While there have been program improvements in recent years, funding has failed to keep pace with demand for ongoing safety and security maintenance. ACAP receives $38.5 million in federal funding a year, an amount that has not changed in 18 years. The funding shortfall is exacerbated by the fact that Canada’s airports also face a host of new regulatory requirements in the coming years that have not been addressed in any way by the government program.

In order to be eligible for ACAP funding an airport must:

  • Not be owned or operated by the federal government;
  • Meet certification requirements; and
  • Offer year-round regularly scheduled commercial passenger service.

Further, in each of the three previous calendar years, the airport must have handled at least 1,000 year-round regularly scheduled commercial passengers, although airports designated as a “Remote Airport” under the NAP, do not need to meet this requirement.
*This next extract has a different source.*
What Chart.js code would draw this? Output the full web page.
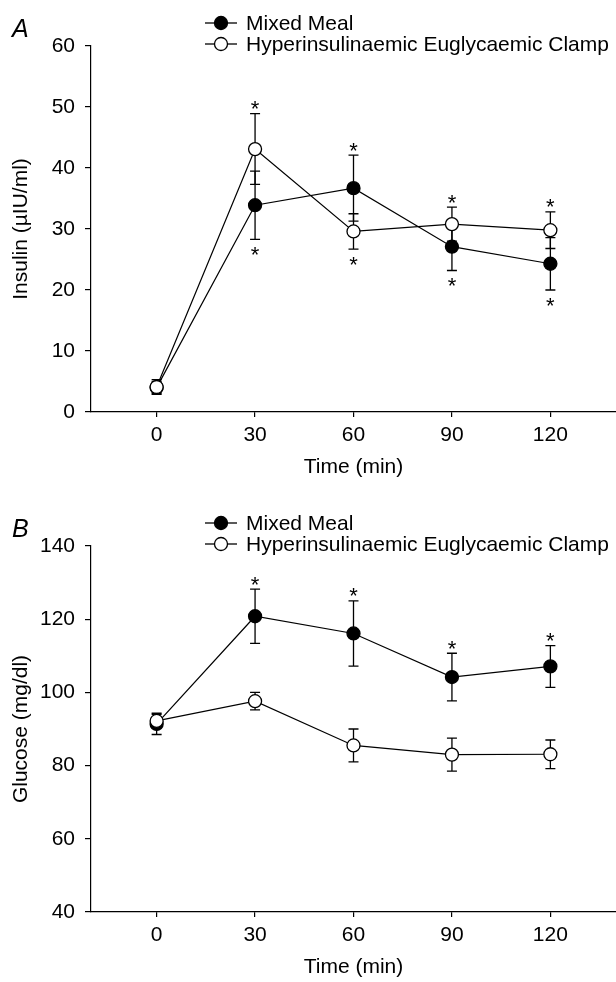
<!DOCTYPE html>
<html>
<head>
<meta charset="utf-8">
<title>Insulin and glucose</title>
<script src="https://cdn.jsdelivr.net/npm/chart.js@4.4.1/dist/chart.umd.min.js"></script>
<style>
    html, body { margin: 0; padding: 0; background: #fff; }
    #wrap { position: relative; width: 616px; height: 982px; }
    canvas { position: absolute; left: 0; }
    #insulinChart { top: 0; }
    #glucoseChart { top: 500px; }
</style>
</head>
<body>
<div id="wrap">
    <canvas id="insulinChart" width="616" height="500"></canvas>
    <canvas id="glucoseChart" width="616" height="482"></canvas>
</div>
<script>
// Data
const timePoints = [0, 30, 60, 90, 120];
const xTicks = [0, 30, 60, 90, 120];
const seriesLabels = ['Mixed Meal', 'Hyperinsulinaemic Euglycaemic Clamp'];

// Panel A - insulin (µIU/ml), mean and SEM
const mealInsulin = [4.0, 33.9, 36.7, 27.1, 24.3];
const mealInsulinErr = [1.0, 5.6, 5.4, 3.9, 4.3];
const clampInsulin = [4.1, 43.1, 29.6, 30.8, 29.8];
const clampInsulinErr = [1.2, 5.8, 2.9, 2.8, 3.0];
const insulinSigAbove = [false, true, true, true, true];
const insulinSigBelow = [false, true, true, true, true];

// Panel B - glucose (mg/dl), mean and SEM
const mealGlucose = [91.4, 120.8, 116.1, 104.2, 107.1];
const mealGlucoseErr = [2.9, 7.4, 8.9, 6.5, 5.7];
const clampGlucose = [92.2, 97.6, 85.5, 83.0, 83.1];
const clampGlucoseErr = [1.8, 2.4, 4.5, 4.5, 3.9];
const glucoseSigAbove = [false, true, true, true, true];
const glucoseSigBelow = [false, false, false, false, false];

const FONT = "'Liberation Sans', Arial, Helvetica, sans-serif";
Chart.defaults.font.family = FONT;
Chart.defaults.font.size = 21;
Chart.defaults.color = '#000';

function toPoints(values) {
    return values.map((v, i) => ({ x: timePoints[i], y: v }));
}

// Error bars, asterisks, line+marker legend and panel letter
const panelExtras = {
    id: 'panelExtras',
    beforeDatasetsDraw(chart) {
        const { ctx } = chart;
        const xs = chart.scales.x, ys = chart.scales.y;
        ctx.save();
        ctx.strokeStyle = '#000';
        ctx.lineWidth = 1.3;
        chart.data.datasets.forEach(ds => {
            ds.data.forEach((pt, j) => {
                const px = xs.getPixelForValue(pt.x);
                const top = ys.getPixelForValue(pt.y + ds.errors[j]);
                const bot = ys.getPixelForValue(pt.y - ds.errors[j]);
                ctx.beginPath();
                ctx.moveTo(px, top); ctx.lineTo(px, bot);
                ctx.moveTo(px - 5, top); ctx.lineTo(px + 5, top);
                ctx.moveTo(px - 5, bot); ctx.lineTo(px + 5, bot);
                ctx.stroke();
            });
        });
        ctx.restore();
    },
    afterDraw(chart, args, opts) {
        const { ctx } = chart;
        const xs = chart.scales.x, ys = chart.scales.y;
        const sets = chart.data.datasets;
        ctx.save();

        // significance asterisks
        ctx.fillStyle = '#000';
        ctx.font = '22px ' + FONT;
        ctx.textAlign = 'center';
        ctx.textBaseline = 'alphabetic';
        timePoints.forEach((t, j) => {
            const px = xs.getPixelForValue(t);
            if (opts.sigAbove[j]) {
                const hi = Math.max(...sets.map(ds => ds.data[j].y + ds.errors[j]));
                ctx.fillText('*', px, ys.getPixelForValue(hi) - 10 + 12.5);
            }
            if (opts.sigBelow[j]) {
                const lo = Math.min(...sets.map(ds => ds.data[j].y - ds.errors[j]));
                ctx.fillText('*', px, ys.getPixelForValue(lo) + 10.5 + 12.5);
            }
        });

        // legend
        const rows = [23, 44];
        ctx.font = '21px ' + FONT;
        ctx.lineWidth = 1.3;
        ctx.strokeStyle = '#000';
        ctx.textAlign = 'left';
        ctx.textBaseline = 'middle';
        sets.forEach((ds, i) => {
            const y = rows[i];
            ctx.beginPath();
            ctx.moveTo(205, y); ctx.lineTo(237, y);
            ctx.stroke();
            ctx.beginPath();
            ctx.arc(221, y, 6.5, 0, Math.PI * 2);
            ctx.fillStyle = ds.pointBackgroundColor;
            ctx.fill();
            ctx.stroke();
            ctx.fillStyle = '#000';
            ctx.fillText(ds.label, 246, y + 1);
        });

        // panel letter
        ctx.font = 'italic 25px ' + FONT;
        ctx.textBaseline = 'alphabetic';
        ctx.fillText(opts.letter, 12, 37);
        ctx.restore();
    }
};

function makeDataset(label, values, errors, fill, order) {
    return {
        label: label,
        data: toPoints(values),
        errors: errors,
        borderColor: '#000',
        borderWidth: 1.2,
        pointRadius: 6.5,
        pointHoverRadius: 6.5,
        pointBorderWidth: 1.3,
        pointBackgroundColor: fill,
        pointBorderColor: '#000',
        tension: 0,
        order: order
    };
}

function buildChart(canvasId, cfg) {
    const ctx = document.getElementById(canvasId).getContext('2d');
    return new Chart(ctx, {
        type: 'line',
        data: {
            datasets: [
                makeDataset(seriesLabels[0], cfg.meal, cfg.mealErr, '#000', 1),
                makeDataset(seriesLabels[1], cfg.clamp, cfg.clampErr, '#fff', 0)
            ]
        },
        options: {
            responsive: false,
            animation: false,
            layout: {
                autoPadding: false,
                padding: { top: 46, right: 0, bottom: cfg.padBottom, left: 0 }
            },
            plugins: {
                legend: { display: false },
                tooltip: { enabled: false },
                panelExtras: { letter: cfg.letter, sigAbove: cfg.sigAbove, sigBelow: cfg.sigBelow }
            },
            scales: {
                x: {
                    type: 'linear',
                    min: -20,
                    max: 140,
                    afterBuildTicks: s => { s.ticks = xTicks.map(v => ({ value: v })); },
                    afterFit: s => {
                        s.height = 70;
                        s.paddingLeft = 0;
                        s.paddingRight = 0;
                    },
                    ticks: { padding: 6, maxRotation: 0 },
                    grid: { drawOnChartArea: false, drawTicks: true, tickLength: 5, color: '#000', lineWidth: 1.2 },
                    border: { display: true, color: '#000', width: 1.2 },
                    title: { display: true, text: 'Time (min)', padding: { top: 0, bottom: 2 } }
                },
                y: {
                    min: cfg.yMin,
                    max: cfg.yMax,
                    afterFit: s => { s.width = 91; },
                    ticks: { stepSize: cfg.yStep, padding: 10 },
                    grid: { drawOnChartArea: false, drawTicks: true, tickLength: 6, color: '#000', lineWidth: 1.2 },
                    border: { display: true, color: '#000', width: 1.2 },
                    title: { display: true, text: cfg.yTitle, padding: { top: 9, bottom: 0 } }
                }
            }
        },
        plugins: [panelExtras]
    });
}

buildChart('insulinChart', {
    letter: 'A',
    meal: mealInsulin, mealErr: mealInsulinErr,
    clamp: clampInsulin, clampErr: clampInsulinErr,
    sigAbove: insulinSigAbove, sigBelow: insulinSigBelow,
    yMin: 0, yMax: 60, yStep: 10,
    yTitle: 'Insulin (\u00b5IU/ml)',
    padBottom: 18
});

buildChart('glucoseChart', {
    letter: 'B',
    meal: mealGlucose, mealErr: mealGlucoseErr,
    clamp: clampGlucose, clampErr: clampGlucoseErr,
    sigAbove: glucoseSigAbove, sigBelow: glucoseSigBelow,
    yMin: 40, yMax: 140, yStep: 20,
    yTitle: 'Glucose (mg/dl)',
    padBottom: 0
});
</script>
</body>
</html>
Not all airports are funded equally. ACAP funding is pegged to the level of airport activity. For example, an airport with fewer than 50,000 commercial passengers receives 100 percent funding for projects. That number decreases by increments of 5 percent for every increase of 15,000 passengers. When an airport reaches 525,000 passengers, the funding is listed at 0 percent.

The current categories for ACAP funding are:

  1. Safety-related airside projects such as rehabilitation of runways, taxiways, aprons, associated lighting, visual aids, sand storage sheds, utilities to service eligible items and related site preparation costs, including directly associated environmental costs, aircraft firefighting equipment and equipment shelters necessary to maintain the airport’s level of protection as required by regulation.
  2. Heavy airside mobile equipment and safety-related items such as runway snowblowers, runway snowplows, runway sweepers, spreaders, winter friction testing devices, and heavy airside mobile equipment shelters.
  3. Air terminal building/groundside safety-related considerations such as sprinkler systems, asbestos removal, and barrier-free access.
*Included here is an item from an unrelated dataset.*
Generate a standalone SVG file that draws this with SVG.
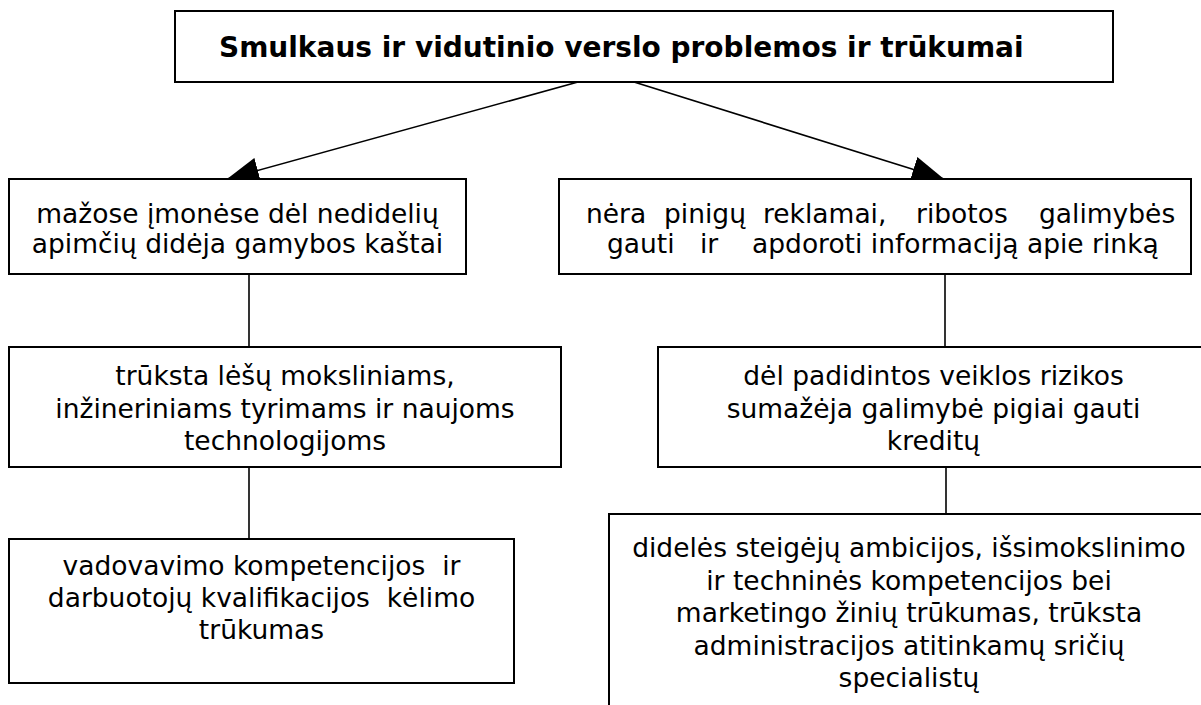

As it stands, ACAP is underfunded, overly complex, highly prescriptive, suffers from a lack of transparency, and has not kept pace with changes to regulatory and weather safety equipment needs.
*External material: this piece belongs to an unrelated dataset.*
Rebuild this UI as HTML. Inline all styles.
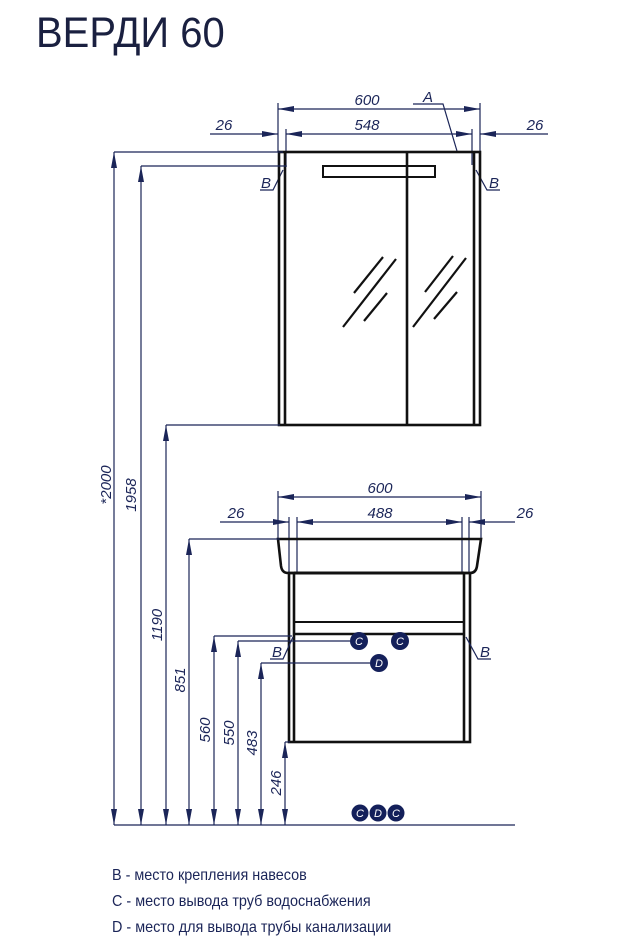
<!DOCTYPE html>
<html><head><meta charset="utf-8"><style>
html,body{margin:0;padding:0;background:#fff;}
svg{display:block;}
.d{stroke:#1b2558;stroke-width:1.2;fill:none;}
.k{stroke:#111;stroke-width:2.6;fill:none;}
.t{font-family:"Liberation Sans",sans-serif;font-style:italic;font-size:15px;fill:#1b2558;}
.lg{font-family:"Liberation Sans",sans-serif;font-size:16px;fill:#1b2558;}
.c{fill:#14205a;}
.ct{font-family:"Liberation Sans",sans-serif;font-style:italic;font-size:11px;fill:#fff;text-anchor:middle;}
</style></head><body>
<svg width="618" height="949" viewBox="0 0 618 949" xmlns="http://www.w3.org/2000/svg">
<defs>
<marker id="a" viewBox="0 0 16 6" refX="16" refY="3" markerWidth="16" markerHeight="6" markerUnits="userSpaceOnUse" orient="auto-start-reverse"><path d="M0,0 L16,3 L0,6 Z" fill="#1b2558"/></marker>
</defs>
<text x="36" y="47" font-family="Liberation Sans,sans-serif" font-size="43" fill="#1a2040" transform="translate(36 0) scale(0.93 1) translate(-36 0)">ВЕРДИ 60</text>

<line class="d" x1="278" y1="103" x2="278" y2="152"/>
<line class="d" x1="480" y1="103" x2="480" y2="152"/>
<line class="d" x1="286" y1="129" x2="286" y2="165"/>
<line class="d" x1="472" y1="129" x2="472" y2="165"/>
<line class="d" x1="278" y1="109" x2="480" y2="109" marker-start="url(#a)" marker-end="url(#a)"/>
<line class="d" x1="286" y1="134" x2="472" y2="134" marker-start="url(#a)" marker-end="url(#a)"/>
<line class="d" x1="210" y1="134" x2="278" y2="134" marker-end="url(#a)"/>
<line class="d" x1="548" y1="134" x2="480" y2="134" marker-end="url(#a)"/>
<text class="t" x="367" y="105" text-anchor="middle">600</text>
<text class="t" x="367" y="130" text-anchor="middle">548</text>
<text class="t" x="224" y="130" text-anchor="middle">26</text>
<text class="t" x="535" y="130" text-anchor="middle">26</text>
<polyline class="d" points="413,104 443,104 457,151"/>
<text class="t" x="428" y="102" text-anchor="middle">A</text>
<polyline class="d" points="283,170 273,190 260,190"/>
<text class="t" x="266" y="188" text-anchor="middle">B</text>
<polyline class="d" points="476,170 487,190 500,190"/>
<text class="t" x="494" y="188" text-anchor="middle">B</text>

<rect class="k" x="279" y="152" width="201" height="273"/>
<line class="k" x1="285" y1="152" x2="285" y2="425"/>
<line class="k" x1="474" y1="152" x2="474" y2="425"/>
<line class="k" x1="407" y1="152" x2="407" y2="425"/>
<rect x="323" y="166" width="112" height="11" fill="none" stroke="#111" stroke-width="2"/>
<g stroke="#111" stroke-width="2.2">
<line x1="354" y1="293" x2="383" y2="257"/>
<line x1="343" y1="327" x2="396" y2="259"/>
<line x1="364" y1="321" x2="387" y2="293"/>
<line x1="425" y1="292" x2="453" y2="256"/>
<line x1="413" y1="327" x2="466" y2="258"/>
<line x1="434" y1="319" x2="457" y2="292"/>
</g>

<line class="d" x1="278" y1="491" x2="278" y2="539"/>
<line class="d" x1="481" y1="491" x2="481" y2="539"/>
<line class="d" x1="289" y1="517" x2="289" y2="572"/>
<line class="d" x1="297" y1="517" x2="297" y2="572"/>
<line class="d" x1="462" y1="517" x2="462" y2="572"/>
<line class="d" x1="469" y1="517" x2="469" y2="572"/>
<line class="d" x1="278" y1="497" x2="481" y2="497" marker-start="url(#a)" marker-end="url(#a)"/>
<line class="d" x1="297" y1="522" x2="462" y2="522" marker-start="url(#a)" marker-end="url(#a)"/>
<line class="d" x1="220" y1="522" x2="289" y2="522" marker-end="url(#a)"/>
<line class="d" x1="515" y1="522" x2="469" y2="522" marker-end="url(#a)"/>
<text class="t" x="380" y="493" text-anchor="middle">600</text>
<text class="t" x="380" y="518" text-anchor="middle">488</text>
<text class="t" x="236" y="518" text-anchor="middle">26</text>
<text class="t" x="525" y="518" text-anchor="middle">26</text>

<path class="k" d="M278,539 L481,539 L477,566 Q476,573 470,573 L288,573 Q282,573 281,566 Z"/>
<rect class="k" x="289" y="573" width="181" height="169"/>
<line class="k" x1="294" y1="573" x2="294" y2="742"/>
<line class="k" x1="464" y1="573" x2="464" y2="742"/>
<line x1="294" y1="622" x2="464" y2="622" stroke="#111" stroke-width="2"/>
<line x1="294" y1="634" x2="464" y2="634" stroke="#111" stroke-width="2.4"/>
<line x1="294" y1="573" x2="464" y2="573" stroke="#111" stroke-width="3"/>
<polyline class="d" points="293,637 283,659 270,659"/>
<text class="t" x="277" y="657" text-anchor="middle">B</text>
<polyline class="d" points="466,637 478,659 491,659"/>
<text class="t" x="485" y="657" text-anchor="middle">B</text>
<circle class="c" cx="359" cy="641" r="9"/><text class="ct" x="359" y="645">C</text>
<circle class="c" cx="400" cy="641" r="9"/><text class="ct" x="400" y="645">C</text>
<circle class="c" cx="379" cy="663" r="9"/><text class="ct" x="379" y="667">D</text>

<line class="d" x1="114" y1="152" x2="283" y2="152"/>
<line class="d" x1="141" y1="166" x2="287" y2="166"/>
<line class="d" x1="166" y1="425" x2="280" y2="425"/>
<line class="d" x1="189" y1="539" x2="280" y2="539"/>
<line class="d" x1="214" y1="636" x2="292" y2="636"/>
<line class="d" x1="238" y1="641" x2="350" y2="641"/>
<line class="d" x1="261" y1="663" x2="370" y2="663"/>
<line class="d" x1="285" y1="742" x2="290" y2="742"/>
<line class="d" x1="114" y1="152" x2="114" y2="825" marker-start="url(#a)" marker-end="url(#a)"/>
<line class="d" x1="141" y1="166" x2="141" y2="825" marker-start="url(#a)" marker-end="url(#a)"/>
<line class="d" x1="166" y1="425" x2="166" y2="825" marker-start="url(#a)" marker-end="url(#a)"/>
<line class="d" x1="189" y1="539" x2="189" y2="825" marker-start="url(#a)" marker-end="url(#a)"/>
<line class="d" x1="214" y1="636" x2="214" y2="825" marker-start="url(#a)" marker-end="url(#a)"/>
<line class="d" x1="238" y1="641" x2="238" y2="825" marker-start="url(#a)" marker-end="url(#a)"/>
<line class="d" x1="261" y1="663" x2="261" y2="825" marker-start="url(#a)" marker-end="url(#a)"/>
<line class="d" x1="285" y1="742" x2="285" y2="825" marker-start="url(#a)" marker-end="url(#a)"/>
<line class="d" x1="114" y1="825" x2="515" y2="825" stroke-width="1.5"/>
<g class="t" text-anchor="middle">
<text transform="translate(111 485) rotate(-90)">*2000</text>
<text transform="translate(136 495) rotate(-90)">1958</text>
<text transform="translate(162 625) rotate(-90)">1190</text>
<text transform="translate(185 680) rotate(-90)">851</text>
<text transform="translate(210 730) rotate(-90)">560</text>
<text transform="translate(234 733) rotate(-90)">550</text>
<text transform="translate(257 743) rotate(-90)">483</text>
<text transform="translate(281 783) rotate(-90)">246</text>
</g>
<circle class="c" cx="360" cy="813" r="8.5"/><text class="ct" x="360" y="817">C</text>
<circle class="c" cx="378" cy="813" r="8.5"/><text class="ct" x="378" y="817">D</text>
<circle class="c" cx="396" cy="813" r="8.5"/><text class="ct" x="396" y="817">C</text>

<g class="lg" transform="translate(112 0) scale(0.9 1) translate(-112 0)">
<text x="112" y="880">B - место крепления навесов</text>
<text x="112" y="906">C - место вывода труб водоснабжения</text>
<text x="112" y="932">D - место для вывода трубы канализации</text>
</g>
</svg>
</body></html>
Working with its counterparts, Atlantic Canada Airports Association, Airport Management Council of Ontario, Réseau québécois des aéroports, BC Aviation Council, Manitoba Aviation Council and the Saskatchewan Aviation Council, the CAC is working to develop a set of recommendations to the government on how ACAP may be improved. This coalition believes that we are at a critical time for airports. Given the above-mentioned changes, adjustments need to be made to ACAP to make it more responsive and useful to those that rely on the program.

If ACAP funding kept pace with inflation, the annual budget for 2019 would be approximately $56 million.

Unfortunately, even if the government tried to catch up by raising the program level to $56 million to match inflation, ACAP would still be underfunded because new safety requirements will be putting even more pressure on the funding envelope. These new regulations are neither minor nor cheap. They include upgrades to accessibility, changes to the Aerodromes Standards and Recommended Practices and the Accessible Canada Act, as well as changes to Global Reporting Format/Takeoff and Landing Performance Assessment (GRF/TALPA) and new Runway End Safety Area (RESA) requirements. RESA alone will cost Canada’s small airports at least $165 million to fully implement. The pressure is on ACAP to fund these new initiatives, but it doesn’t have the financial resources or mechanisms in place to handle its existing commitments, let alone these new requirements.

To complicate matters further, airports are facing new challenges that were not even imagined in 1994. These include the impact of climate change, which causes changes in storm patterns and freeze/thaw cycles that place additional strain on equipment. ACAP must stay current with new needs by adopting a new forward-thinking dynamic program design that can account for and adapt to climate and other factors associated with the geographical location of the airport.

Make accessing the program simpler, more transparent and more predictable

Based on member and industry experience with ACAP, the CAC has determined that ACAP criteria need to be modernized. Runway length and passenger volumes are not appropriate measures for equipment requirements. The amount of precipitation should be a factor in determining the size of a plow eligible (or other type equipment) for funding. An airport in southern Ontario has different needs than one in Northern BC, and so forth. One size does not fit all, especially when it relates to transportation infrastructure.

Moreover, the complexity of the application process is a challenge in itself. Airports go through an extensive consultation process with Transport Canada staff regarding needs, eligibility parameters, thresholds and airport conditions and also discuss the likelihood of being considered for funding if a project were submitted. The result is some category level 2 projects and most of category level 3 projects are being pushed further and further into the future.

In fact, in the program’s 25 years of existence, and having funded almost 1000 projects, only 18 of those projects have been category 3. This inequity of funding approvals is now shaping behavior. Recognizing the low probability of receiving funding for a category 3 project, airports are simply not applying for those projects. Ultimately this gives the government a false impression of need – airports are not applying, therefore, there is not demand. Meanwhile, the reverse is true and with changes to accessibility regulation and legislation, this need will only be more pronounced.

While the CAC recognizes that Transport Canada has made efforts to improve the ACAP application process when consulting companies offer services to help airports prepare applications, the process is overly complicated.

The coalition will be conducting its research and developing its recommendations over the coming months. If this year’s federal budget doesn’t address ACAP funding, given the time horizons and realities of the 2019 election cycle, the group is hoping to have its input considered and implemented for Budget 2020.

In the meantime, the CAC will be more visible with our asks of the political parties as they compete for votes in the 2019 election. In fact, one of the main asks of all political parties is to increase funding for small airport infrastructure programs for safety and security.